>> begin
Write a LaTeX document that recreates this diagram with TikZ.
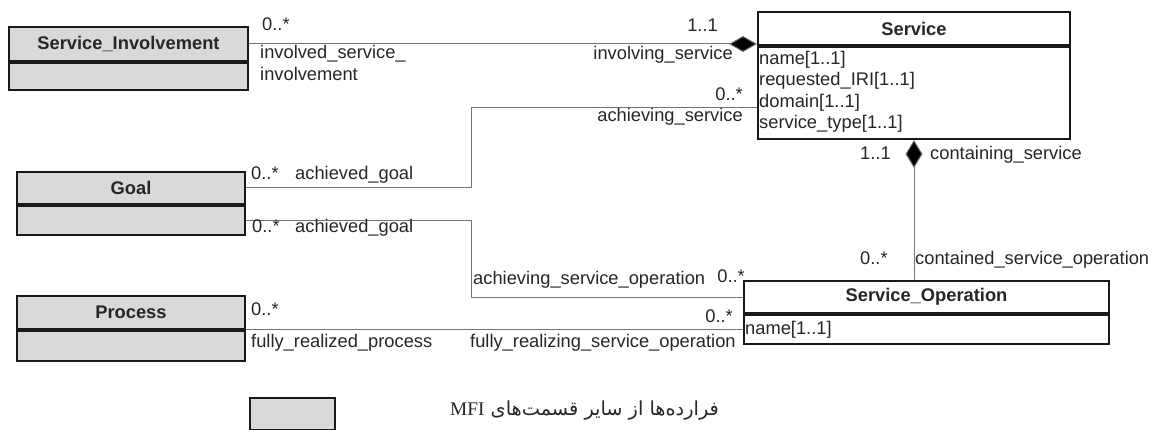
\documentclass[tikz,border=0pt]{standalone}
\usepackage{fontspec}
\setmainfont{Liberation Sans}
\newfontfamily\arabicfont[Script=Arabic]{DejaVu Sans}
\newfontfamily\timesfont{Liberation Serif}
\TeXXeTstate=1
\usetikzlibrary{arrows.meta}
\begin{document}
\begin{tikzpicture}[x=1pt,y=-1pt,
  every node/.style={inner sep=0pt, text=black!85},
  lbl/.style={font=\fontsize{18.3}{21.5}\selectfont, text height=13pt, text depth=4pt},
  hdr/.style={draw=black!90, line width=2pt, anchor=north west, fill=white,
    font=\fontsize{18.3}{21.5}\selectfont\bfseries},
  ext/.style={hdr, fill=black!15},
  attrs/.style={anchor=north west, align=left, font=\fontsize{18.3}{21.5}\selectfont},
  conn/.style={draw=black!55, line width=1pt},
  comp/.style={conn, -{Diamond[length=28pt,width=16pt,fill=black]}},
  compv/.style={conn, {Diamond[length=28pt,width=17pt,fill=black]}-}
]
\useasboundingbox (0,0) rectangle (1155,430);

% classes
\node[ext, minimum width=239pt, minimum height=34pt] (sih) at (8,26) {Service\_Involvement};
\node[ext, minimum width=239pt, minimum height=27pt] (sib) at (sih.south west) {};

\node[hdr, minimum width=312pt, minimum height=33pt] (svh) at (757,11) {Service};
\node[hdr, minimum width=312pt, minimum height=92pt] (svb) at (svh.south west) {};
\node[attrs] (sva) at ([xshift=2pt,yshift=-5pt]svb.north west)
  {name[1..1]\\requested\_IRI[1..1]\\domain[1..1]\\service\_type[1..1]};

\node[ext, minimum width=228pt, minimum height=32pt] (goh) at (16,171) {Goal};
\node[ext, minimum width=228pt, minimum height=29pt] (gob) at (goh.south west) {};

\node[ext, minimum width=228pt, minimum height=33pt] (prh) at (16,295) {Process};
\node[ext, minimum width=228pt, minimum height=30pt] (prb) at (prh.south west) {};

\node[hdr, minimum width=365pt, minimum height=32pt] (soh) at (743,280) {Service\_Operation};
\node[hdr, minimum width=365pt, minimum height=29pt] (sob) at (soh.south west) {};
\node[attrs, anchor=west] (soa) at ([xshift=2pt]sob.west) {name[1..1]};

% legend
\node[ext, minimum width=85pt, minimum height=32pt] (leg) at (249,397) {};
\node[font=\fontsize{19.3}{22}\selectfont, anchor=west] (legt) at (450,411)
  {\arabicfont\beginR فرارده‌ها از سایر قسمت‌های \beginL{\timesfont MFI}\endL\endR};

% connectors
\coordinate (jx) at (471,0);
\draw[comp] (sih.east) -- (sih.east -| svh.south west);
\draw[conn] (goh.east) -- (goh.east -| jx) |- ([yshift=-62pt]svh.south west);
\draw[conn] (gob.east) -- (gob.east -| jx) |- (soh.west);
\draw[conn] (sob.west -| prh.south east) -- (sob.west);
\draw[compv] (svb.south) -- (svb.south |- soh.north);

% role and multiplicity labels
\node[lbl, anchor=west] at (262,26) {0..*};
\node[lbl, anchor=west] at (260,54) {involved\_service\_};
\node[lbl, anchor=west] at (260,76) {involvement};
\node[lbl, anchor=east] at (718,27) {1..1};
\node[lbl, anchor=east] at (733,55) {involving\_service};
\node[lbl, anchor=east] at (743,96) {0..*};
\node[lbl, anchor=east] at (743,117) {achieving\_service};
\node[lbl, anchor=west] at (251,175) {0..*};
\node[lbl, anchor=west] at (295,175) {achieved\_goal};
\node[lbl, anchor=west] at (252,228) {0..*};
\node[lbl, anchor=west] at (295,228) {achieved\_goal};
\node[lbl, anchor=west] at (473,280) {achieving\_service\_operation};
\node[lbl, anchor=east] at (745,278) {0..*};
\node[lbl, anchor=west] at (251,311) {0..*};
\node[lbl, anchor=west] at (251,343) {fully\_realized\_process};
\node[lbl, anchor=east] at (733,318) {0..*};
\node[lbl, anchor=west] at (470,343) {fully\_realizing\_service\_operation};
\node[lbl, anchor=west] at (860,155) {1..1};
\node[lbl, anchor=west] at (930,155) {containing\_service};
\node[lbl, anchor=west] at (860,260) {0..*};
\node[lbl, anchor=west] at (915,260) {contained\_service\_operation};
\end{tikzpicture}
\end{document}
>> end
> [AIM]: Repeat the listing in full and exactly. Leave any pictures out.

> [CORRECT RESPONSE]:
Write a LaTeX document that recreates this diagram with TikZ.
\documentclass[tikz,border=0pt]{standalone}
\usepackage{fontspec}
\setmainfont{Liberation Sans}
\newfontfamily\arabicfont[Script=Arabic]{DejaVu Sans}
\newfontfamily\timesfont{Liberation Serif}
\TeXXeTstate=1
\usetikzlibrary{arrows.meta}
\begin{document}
\begin{tikzpicture}[x=1pt,y=-1pt,
  every node/.style={inner sep=0pt, text=black!85},
  lbl/.style={font=\fontsize{18.3}{21.5}\selectfont, text height=13pt, text depth=4pt},
  hdr/.style={draw=black!90, line width=2pt, anchor=north west, fill=white,
    font=\fontsize{18.3}{21.5}\selectfont\bfseries},
  ext/.style={hdr, fill=black!15},
  attrs/.style={anchor=north west, align=left, font=\fontsize{18.3}{21.5}\selectfont},
  conn/.style={draw=black!55, line width=1pt},
  comp/.style={conn, -{Diamond[length=28pt,width=16pt,fill=black]}},
  compv/.style={conn, {Diamond[length=28pt,width=17pt,fill=black]}-}
]
\useasboundingbox (0,0) rectangle (1155,430);

% classes
\node[ext, minimum width=239pt, minimum height=34pt] (sih) at (8,26) {Service\_Involvement};
\node[ext, minimum width=239pt, minimum height=27pt] (sib) at (sih.south west) {};

\node[hdr, minimum width=312pt, minimum height=33pt] (svh) at (757,11) {Service};
\node[hdr, minimum width=312pt, minimum height=92pt] (svb) at (svh.south west) {};
\node[attrs] (sva) at ([xshift=2pt,yshift=-5pt]svb.north west)
  {name[1..1]\\requested\_IRI[1..1]\\domain[1..1]\\service\_type[1..1]};

\node[ext, minimum width=228pt, minimum height=32pt] (goh) at (16,171) {Goal};
\node[ext, minimum width=228pt, minimum height=29pt] (gob) at (goh.south west) {};

\node[ext, minimum width=228pt, minimum height=33pt] (prh) at (16,295) {Process};
\node[ext, minimum width=228pt, minimum height=30pt] (prb) at (prh.south west) {};

\node[hdr, minimum width=365pt, minimum height=32pt] (soh) at (743,280) {Service\_Operation};
\node[hdr, minimum width=365pt, minimum height=29pt] (sob) at (soh.south west) {};
\node[attrs, anchor=west] (soa) at ([xshift=2pt]sob.west) {name[1..1]};

% legend
\node[ext, minimum width=85pt, minimum height=32pt] (leg) at (249,397) {};
\node[font=\fontsize{19.3}{22}\selectfont, anchor=west] (legt) at (450,411)
  {\arabicfont\beginR فرارده‌ها از سایر قسمت‌های \beginL{\timesfont MFI}\endL\endR};

% connectors
\coordinate (jx) at (471,0);
\draw[comp] (sih.east) -- (sih.east -| svh.south west);
\draw[conn] (goh.east) -- (goh.east -| jx) |- ([yshift=-62pt]svh.south west);
\draw[conn] (gob.east) -- (gob.east -| jx) |- (soh.west);
\draw[conn] (sob.west -| prh.south east) -- (sob.west);
\draw[compv] (svb.south) -- (svb.south |- soh.north);

% role and multiplicity labels
\node[lbl, anchor=west] at (262,26) {0..*};
\node[lbl, anchor=west] at (260,54) {involved\_service\_};
\node[lbl, anchor=west] at (260,76) {involvement};
\node[lbl, anchor=east] at (718,27) {1..1};
\node[lbl, anchor=east] at (733,55) {involving\_service};
\node[lbl, anchor=east] at (743,96) {0..*};
\node[lbl, anchor=east] at (743,117) {achieving\_service};
\node[lbl, anchor=west] at (251,175) {0..*};
\node[lbl, anchor=west] at (295,175) {achieved\_goal};
\node[lbl, anchor=west] at (252,228) {0..*};
\node[lbl, anchor=west] at (295,228) {achieved\_goal};
\node[lbl, anchor=west] at (473,280) {achieving\_service\_operation};
\node[lbl, anchor=east] at (745,278) {0..*};
\node[lbl, anchor=west] at (251,311) {0..*};
\node[lbl, anchor=west] at (251,343) {fully\_realized\_process};
\node[lbl, anchor=east] at (733,318) {0..*};
\node[lbl, anchor=west] at (470,343) {fully\_realizing\_service\_operation};
\node[lbl, anchor=west] at (860,155) {1..1};
\node[lbl, anchor=west] at (930,155) {containing\_service};
\node[lbl, anchor=west] at (860,260) {0..*};
\node[lbl, anchor=west] at (915,260) {contained\_service\_operation};
\end{tikzpicture}
\end{document}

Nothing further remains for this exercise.